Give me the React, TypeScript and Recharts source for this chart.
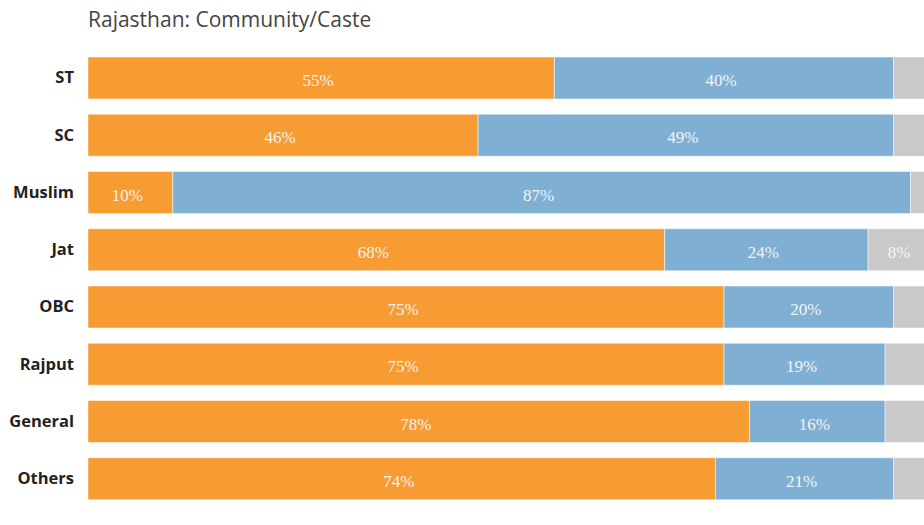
import { Bar, BarChart, LabelList, XAxis, YAxis } from 'recharts';

const groups = ['ST', 'SC', 'Muslim', 'Jat', 'OBC', 'Rajput', 'General', 'Others'];
const orangeShare = [55, 46, 10, 68, 75, 75, 78, 74];
const blueShare = [40, 49, 87, 24, 20, 19, 16, 21];
const greyShare = [5, 5, 3, 8, 5, 6, 6, 5];

const data = groups.map((name, i) => ({
    name,
    orange: orangeShare[i],
    blue: blueShare[i],
    grey: greyShare[i],
}));

const labelStyle = {
    fill: '#f4f4f4',
    fontFamily: '"Liberation Serif", "DejaVu Serif", serif',
    fontSize: 17,
};

const pct = (v: any) => `${v}%`;
const pctBig = (v: any) => (Number(v) >= 8 ? `${v}%` : '');

export default function App() {
    return (
        <div style={{ position: 'absolute', left: 0, top: 0, width: 924, height: 525, overflow: 'hidden', background: '#fff' }}>
            <div
                style={{
                    position: 'absolute',
                    left: 88,
                    top: 5,
                    fontFamily: '"Open Sans", sans-serif',
                    fontSize: 21,
                    color: '#444',
                    whiteSpace: 'nowrap',
                }}
            >
                Rajasthan: Community/Caste
            </div>
            <BarChart
                width={936}
                height={525}
                data={data}
                layout="vertical"
                margin={{ top: 49, right: 0, bottom: 18, left: 0 }}
                barSize={42}
            >
                <XAxis type="number" domain={[0, 100]} hide />
                <YAxis
                    type="category"
                    dataKey="name"
                    width={88}
                    axisLine={false}
                    tickLine={false}
                    tickMargin={8}
                    tick={{ fill: '#222', fontSize: 16.5, fontWeight: 700, fontFamily: '"Open Sans", sans-serif' }}
                />
                <Bar dataKey="orange" stackId="a" fill="#f79b33" stroke="#ffffff" strokeOpacity={0.5} isAnimationActive={false}>
                    <LabelList dataKey="orange" position="center" formatter={pct} style={labelStyle} dx={-3} dy={2} />
                </Bar>
                <Bar dataKey="blue" stackId="a" fill="#7fb0d3" stroke="#ffffff" strokeOpacity={0.5} isAnimationActive={false}>
                    <LabelList dataKey="blue" position="center" formatter={pct} style={labelStyle} dx={-3} dy={2} />
                </Bar>
                <Bar dataKey="grey" stackId="a" fill="#c9c9c9" stroke="#ffffff" strokeOpacity={0.5} isAnimationActive={false}>
                    <LabelList dataKey="grey" position="center" formatter={pctBig} style={labelStyle} dx={-3} dy={2} />
                </Bar>
            </BarChart>
        </div>
    );
}
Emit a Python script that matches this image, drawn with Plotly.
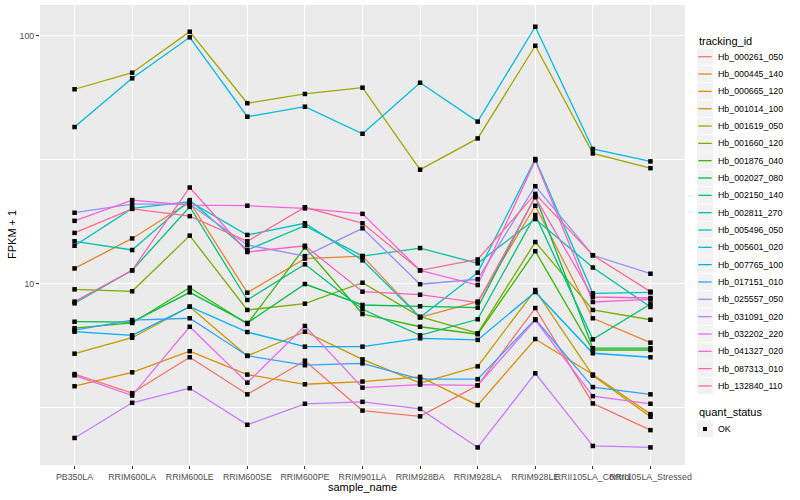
import plotly.graph_objects as go

# ---------------- data ----------------
samples = ["PB350LA", "RRIM600LA", "RRIM600LE", "RRIM600SE", "RRIM600PE",
           "RRIM901LA", "RRIM928BA", "RRIM928LA", "RRIM928LE",
           "RRII105LA_Control", "RRII105LA_Stressed"]

tracking_ids = ["Hb_000261_050", "Hb_000445_140", "Hb_000665_120", "Hb_001014_100",
                "Hb_001619_050", "Hb_001660_120", "Hb_001876_040", "Hb_002027_080",
                "Hb_002150_140", "Hb_002811_270", "Hb_005496_050", "Hb_005601_020",
                "Hb_007765_100", "Hb_017151_010", "Hb_025557_050", "Hb_031091_020",
                "Hb_032202_220", "Hb_041327_020", "Hb_087313_010", "Hb_132840_110"]

hb_000261_050 = [4.31, 3.61, 5.04, 3.57, 4.88, 3.07, 2.91, 3.88, 7.96, 3.28, 2.56]
hb_000445_140 = [11.5, 15.2, 21.3, 9.18, 12.6, 12.9, 7.30, 8.45, 20.6, 7.24, 5.77]
hb_000665_120 = [3.85, 4.38, 5.33, 4.29, 3.92, 4.02, 4.20, 3.23, 5.97, 4.29, 2.97]
hb_001014_100 = [5.21, 6.04, 8.06, 5.10, 6.39, 4.94, 3.96, 4.63, 9.41, 4.25, 2.90]
hb_001619_050 = [60.8, 70.9, 103.8, 53.4, 58.2, 61.7, 28.8, 38.5, 91.1, 33.5, 29.2]
hb_001660_120 = [9.47, 9.30, 15.6, 7.82, 8.29, 10.07, 7.35, 6.30, 14.7, 7.82, 7.14]
hb_001876_040 = [6.60, 6.93, 9.62, 6.87, 14.0, 7.53, 6.69, 6.24, 13.5, 5.39, 5.39]
hb_002027_080 = [7.01, 6.99, 9.21, 6.93, 9.95, 8.19, 8.09, 7.99, 22.5, 5.48, 5.48]
hb_002150_140 = [8.32, 11.3, 20.4, 8.58, 11.95, 7.87, 6.18, 7.17, 18.9, 5.95, 8.27]
hb_002811_270 = [14.8, 13.65, 21.7, 13.65, 17.1, 12.9, 13.9, 12.06, 18.2, 11.6, 8.04]
hb_005496_050 = [14.2, 20.1, 21.4, 15.7, 17.5, 12.4, 7.30, 11.06, 31.8, 9.13, 9.20]
hb_005601_020 = [42.8, 67.3, 98.5, 47.1, 51.7, 40.2, 64.6, 45.0, 108.7, 34.9, 31.1]
hb_007765_100 = [6.39, 6.18, 8.06, 6.37, 5.56, 5.56, 6.01, 5.92, 9.24, 5.23, 5.04]
hb_017151_010 = [6.49, 7.12, 7.24, 5.11, 4.68, 4.76, 4.11, 4.11, 7.17, 3.82, 3.57]
hb_025557_050 = [19.3, 20.9, 20.9, 14.3, 12.9, 16.7, 9.93, 10.4, 24.7, 13.0, 10.95]
hb_031091_020 = [2.38, 3.30, 3.78, 2.69, 3.27, 3.33, 3.12, 2.18, 4.34, 2.21, 2.18]
hb_032202_220 = [4.26, 3.53, 6.69, 3.98, 6.74, 3.80, 3.91, 3.88, 7.12, 3.51, 3.27]
hb_041327_020 = [17.9, 21.7, 20.7, 20.6, 20.1, 19.1, 11.3, 9.86, 31.4, 8.42, 8.63]
hb_087313_010 = [8.45, 11.3, 24.4, 13.4, 14.2, 9.27, 9.01, 8.37, 22.3, 8.82, 8.74]
hb_132840_110 = [16.0, 20.0, 18.7, 14.8, 20.3, 17.5, 11.3, 12.5, 23.0, 13.0, 9.27]

series_values = [hb_000261_050, hb_000445_140, hb_000665_120, hb_001014_100,
                 hb_001619_050, hb_001660_120, hb_001876_040, hb_002027_080,
                 hb_002150_140, hb_002811_270, hb_005496_050, hb_005601_020,
                 hb_007765_100, hb_017151_010, hb_025557_050, hb_031091_020,
                 hb_032202_220, hb_041327_020, hb_087313_010, hb_132840_110]

quant_status = ["OK"]
y_ticks = [10, 100]
y_tick_labels = ["10", "100"]

# ---------------- style ----------------
colors = ["#F8766D", "#EA8331", "#D89000", "#C09B00", "#A3A500", "#7CAE00",
          "#39B600", "#00BB4E", "#00BF7D", "#00C1A3", "#00BFC4", "#00BAE0",
          "#00B0F6", "#35A2FF", "#9590FF", "#C77CFF", "#E76BF3", "#FA62DB",
          "#FF62BC", "#FF6C91"]
FONT = "Liberation Sans, Arial, Helvetica, sans-serif"
W, H = 800, 500
ML, MR, MT, MB = 40, 115, 5, 35
PW, PH = W - ML - MR, H - MT - MB


def px(x):
    return (x - ML) / PW


def py(y):
    return (H - MB - y) / PH


fig = go.Figure()

for name, vals, col in zip(tracking_ids, series_values, colors):
    fig.add_trace(go.Scatter(x=samples, y=vals, mode="lines", name=name,
                             line=dict(color=col, width=1.3), showlegend=False))

all_x, all_y = [], []
for vals in series_values:
    all_x.extend(samples)
    all_y.extend(vals)
fig.add_trace(go.Scatter(x=all_x, y=all_y, mode="markers", name=quant_status[0],
                         marker=dict(color="black", symbol="square", size=4.5,
                                     line=dict(width=0)),
                         showlegend=False))

shapes = []
annotations = []

# legend: tracking_id
annotations.append(dict(text="tracking_id", x=px(696.5), y=py(40.5), xref="paper", yref="paper",
                        xanchor="left", yanchor="middle", showarrow=False,
                        font=dict(family=FONT, size=11, color="black")))
for i, (name, col) in enumerate(zip(tracking_ids, colors)):
    yc = 56.7 + i * 17.33
    shapes.append(dict(type="rect", xref="paper", yref="paper",
                       x0=px(697), x1=px(713), y0=py(yc + 8.2), y1=py(yc - 8.2),
                       fillcolor="#F2F2F2", line=dict(width=0), layer="above"))
    shapes.append(dict(type="line", xref="paper", yref="paper",
                       x0=px(698.3), x1=px(711.7), y0=py(yc), y1=py(yc),
                       line=dict(color=col, width=1.3), layer="above"))
    annotations.append(dict(text=name, x=px(716.5), y=py(yc), xref="paper", yref="paper",
                            xanchor="left", yanchor="middle", showarrow=False,
                            font=dict(family=FONT, size=8.8, color="black")))

# legend: quant_status
annotations.append(dict(text="quant_status", x=px(696.5), y=py(412.3), xref="paper", yref="paper",
                        xanchor="left", yanchor="middle", showarrow=False,
                        font=dict(family=FONT, size=11, color="black")))
yc = 429
shapes.append(dict(type="rect", xref="paper", yref="paper",
                   x0=px(697), x1=px(713), y0=py(yc + 8.2), y1=py(yc - 8.2),
                   fillcolor="#F2F2F2", line=dict(width=0), layer="above"))
shapes.append(dict(type="rect", xref="paper", yref="paper",
                   x0=px(703), x1=px(707), y0=py(yc + 2), y1=py(yc - 2),
                   fillcolor="black", line=dict(width=0), layer="above"))
annotations.append(dict(text=quant_status[0], x=px(716.5), y=py(yc), xref="paper", yref="paper",
                        xanchor="left", yanchor="middle", showarrow=False,
                        font=dict(family=FONT, size=8.8, color="black")))

# axis titles
annotations.append(dict(text="sample_name", x=0.5, y=py(487), xref="paper", yref="paper",
                        xanchor="center", yanchor="middle", showarrow=False,
                        font=dict(family=FONT, size=11, color="black")))
annotations.append(dict(text="FPKM + 1", x=px(12), y=0.5, xref="paper", yref="paper",
                        xanchor="center", yanchor="middle", showarrow=False, textangle=-90,
                        font=dict(family=FONT, size=11, color="black")))

fig.update_layout(
    width=W, height=H,
    margin=dict(l=ML, r=MR, t=MT, b=MB, pad=0),
    paper_bgcolor="white", plot_bgcolor="#EBEBEB",
    font=dict(family=FONT, size=9, color="#4D4D4D"),
    showlegend=False,
    shapes=shapes, annotations=annotations,
    xaxis=dict(type="category", categoryorder="array", categoryarray=samples,
               range=[-0.6, len(samples) - 0.4],
               showgrid=True, gridcolor="white", gridwidth=1.3,
               showline=False, zeroline=False,
               ticks="outside", ticklen=3, tickwidth=1, tickcolor="#333333",
               tickangle=0, tickfont=dict(family=FONT, size=8.8, color="#4D4D4D")),
    yaxis=dict(type="log", range=[0.2675, 2.1239],
               tickmode="array", tickvals=y_ticks, ticktext=y_tick_labels,
               showgrid=True, gridcolor="white", gridwidth=1.3,
               minor=dict(tickmode="array", tickvals=[3.1623, 31.623], showgrid=True,
                          gridcolor="white", gridwidth=0.65, ticks=""),
               showline=False, zeroline=False,
               ticks="outside", ticklen=3, tickwidth=1, tickcolor="#333333",
               tickfont=dict(family=FONT, size=8.8, color="#4D4D4D")),
)

fig.write_html("out.html", config={"displayModeBar": False},
               post_script="document.body.style.margin='0px';document.body.style.padding='0px';")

______

What you are asked to do:
Please extract exactly the lines of the data, from the first through the line containing "LabelList, XAxis, YAxis", and add no pictures to the copy.

The reply:
Give me the React, TypeScript and Recharts source for this chart.
import { Bar, BarChart, LabelList, XAxis, YAxis } from 'recharts';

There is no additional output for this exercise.